**TASK DIRECTIONS**
Set all the material down again unchanged, without the pictures.

**RECORD SET**
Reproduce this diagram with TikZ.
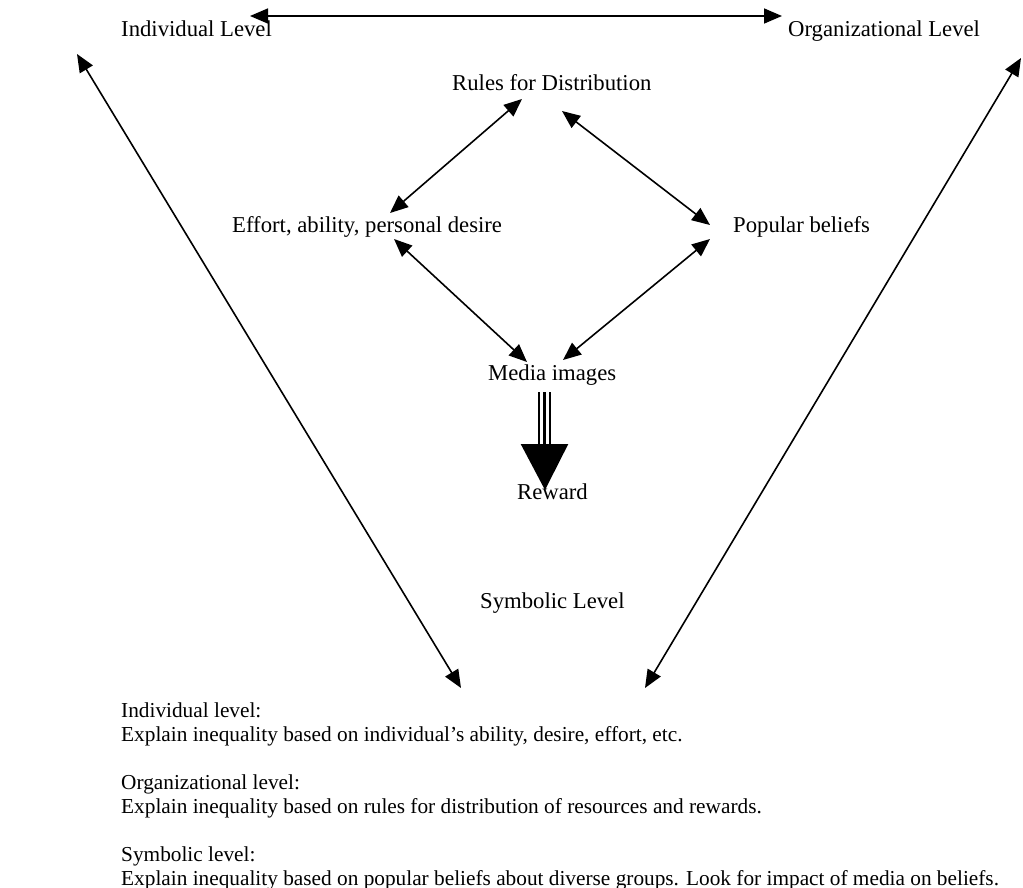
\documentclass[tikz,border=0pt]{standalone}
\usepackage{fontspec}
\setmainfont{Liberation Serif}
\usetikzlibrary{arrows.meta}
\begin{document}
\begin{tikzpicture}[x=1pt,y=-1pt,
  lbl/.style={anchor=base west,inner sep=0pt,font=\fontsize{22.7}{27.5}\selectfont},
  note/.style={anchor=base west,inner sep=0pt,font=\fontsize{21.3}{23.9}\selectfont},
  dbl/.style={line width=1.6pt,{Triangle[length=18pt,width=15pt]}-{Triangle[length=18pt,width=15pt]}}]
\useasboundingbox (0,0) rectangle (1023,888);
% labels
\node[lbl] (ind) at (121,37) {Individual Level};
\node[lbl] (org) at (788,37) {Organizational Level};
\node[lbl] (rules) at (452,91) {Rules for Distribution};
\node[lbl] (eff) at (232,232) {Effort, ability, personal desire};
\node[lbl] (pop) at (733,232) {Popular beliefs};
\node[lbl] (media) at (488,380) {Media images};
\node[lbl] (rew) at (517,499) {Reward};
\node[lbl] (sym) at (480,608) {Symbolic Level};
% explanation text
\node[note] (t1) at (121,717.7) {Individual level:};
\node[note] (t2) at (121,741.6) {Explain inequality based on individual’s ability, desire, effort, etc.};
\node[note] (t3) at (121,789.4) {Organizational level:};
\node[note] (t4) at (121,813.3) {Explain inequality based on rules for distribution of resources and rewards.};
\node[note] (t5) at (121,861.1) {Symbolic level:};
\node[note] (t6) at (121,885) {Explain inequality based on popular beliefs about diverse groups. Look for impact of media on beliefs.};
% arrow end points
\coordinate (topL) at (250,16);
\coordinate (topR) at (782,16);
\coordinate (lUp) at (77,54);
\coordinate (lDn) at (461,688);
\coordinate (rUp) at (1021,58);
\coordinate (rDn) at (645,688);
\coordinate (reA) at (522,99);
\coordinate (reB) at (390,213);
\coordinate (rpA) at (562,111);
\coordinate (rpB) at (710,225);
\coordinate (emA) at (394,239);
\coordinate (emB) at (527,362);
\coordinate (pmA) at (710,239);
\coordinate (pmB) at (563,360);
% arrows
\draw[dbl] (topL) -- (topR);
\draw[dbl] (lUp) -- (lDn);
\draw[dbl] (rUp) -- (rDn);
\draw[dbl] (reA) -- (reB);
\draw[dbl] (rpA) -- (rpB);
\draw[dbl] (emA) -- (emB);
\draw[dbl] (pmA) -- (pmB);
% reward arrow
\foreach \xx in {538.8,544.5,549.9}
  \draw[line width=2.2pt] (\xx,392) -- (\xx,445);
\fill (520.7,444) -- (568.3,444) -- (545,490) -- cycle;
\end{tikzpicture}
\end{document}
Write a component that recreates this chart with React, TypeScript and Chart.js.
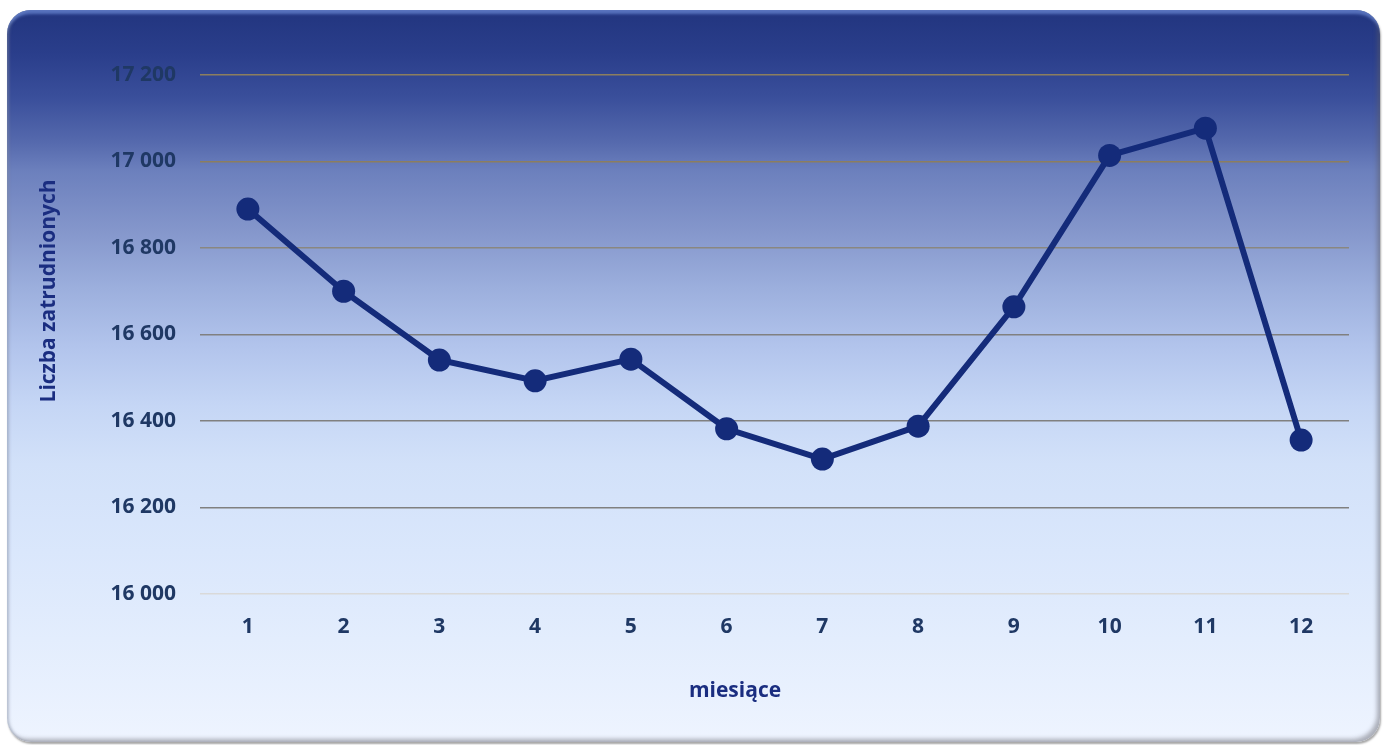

**SOLVED EXERCISE**
Reproduce this diagram with TikZ.
\documentclass[tikz,border=0pt]{standalone}
\usepackage{fontspec}
\setmainfont{Liberation Serif}
\usetikzlibrary{arrows.meta}
\begin{document}
\begin{tikzpicture}[x=1pt,y=-1pt,
  lbl/.style={anchor=base west,inner sep=0pt,font=\fontsize{22.7}{27.5}\selectfont},
  note/.style={anchor=base west,inner sep=0pt,font=\fontsize{21.3}{23.9}\selectfont},
  dbl/.style={line width=1.6pt,{Triangle[length=18pt,width=15pt]}-{Triangle[length=18pt,width=15pt]}}]
\useasboundingbox (0,0) rectangle (1023,888);
% labels
\node[lbl] (ind) at (121,37) {Individual Level};
\node[lbl] (org) at (788,37) {Organizational Level};
\node[lbl] (rules) at (452,91) {Rules for Distribution};
\node[lbl] (eff) at (232,232) {Effort, ability, personal desire};
\node[lbl] (pop) at (733,232) {Popular beliefs};
\node[lbl] (media) at (488,380) {Media images};
\node[lbl] (rew) at (517,499) {Reward};
\node[lbl] (sym) at (480,608) {Symbolic Level};
% explanation text
\node[note] (t1) at (121,717.7) {Individual level:};
\node[note] (t2) at (121,741.6) {Explain inequality based on individual’s ability, desire, effort, etc.};
\node[note] (t3) at (121,789.4) {Organizational level:};
\node[note] (t4) at (121,813.3) {Explain inequality based on rules for distribution of resources and rewards.};
\node[note] (t5) at (121,861.1) {Symbolic level:};
\node[note] (t6) at (121,885) {Explain inequality based on popular beliefs about diverse groups. Look for impact of media on beliefs.};
% arrow end points
\coordinate (topL) at (250,16);
\coordinate (topR) at (782,16);
\coordinate (lUp) at (77,54);
\coordinate (lDn) at (461,688);
\coordinate (rUp) at (1021,58);
\coordinate (rDn) at (645,688);
\coordinate (reA) at (522,99);
\coordinate (reB) at (390,213);
\coordinate (rpA) at (562,111);
\coordinate (rpB) at (710,225);
\coordinate (emA) at (394,239);
\coordinate (emB) at (527,362);
\coordinate (pmA) at (710,239);
\coordinate (pmB) at (563,360);
% arrows
\draw[dbl] (topL) -- (topR);
\draw[dbl] (lUp) -- (lDn);
\draw[dbl] (rUp) -- (rDn);
\draw[dbl] (reA) -- (reB);
\draw[dbl] (rpA) -- (rpB);
\draw[dbl] (emA) -- (emB);
\draw[dbl] (pmA) -- (pmB);
% reward arrow
\foreach \xx in {538.8,544.5,549.9}
  \draw[line width=2.2pt] (\xx,392) -- (\xx,445);
\fill (520.7,444) -- (568.3,444) -- (545,490) -- cycle;
\end{tikzpicture}
\end{document}
Write a component that recreates this chart with React, TypeScript and Chart.js.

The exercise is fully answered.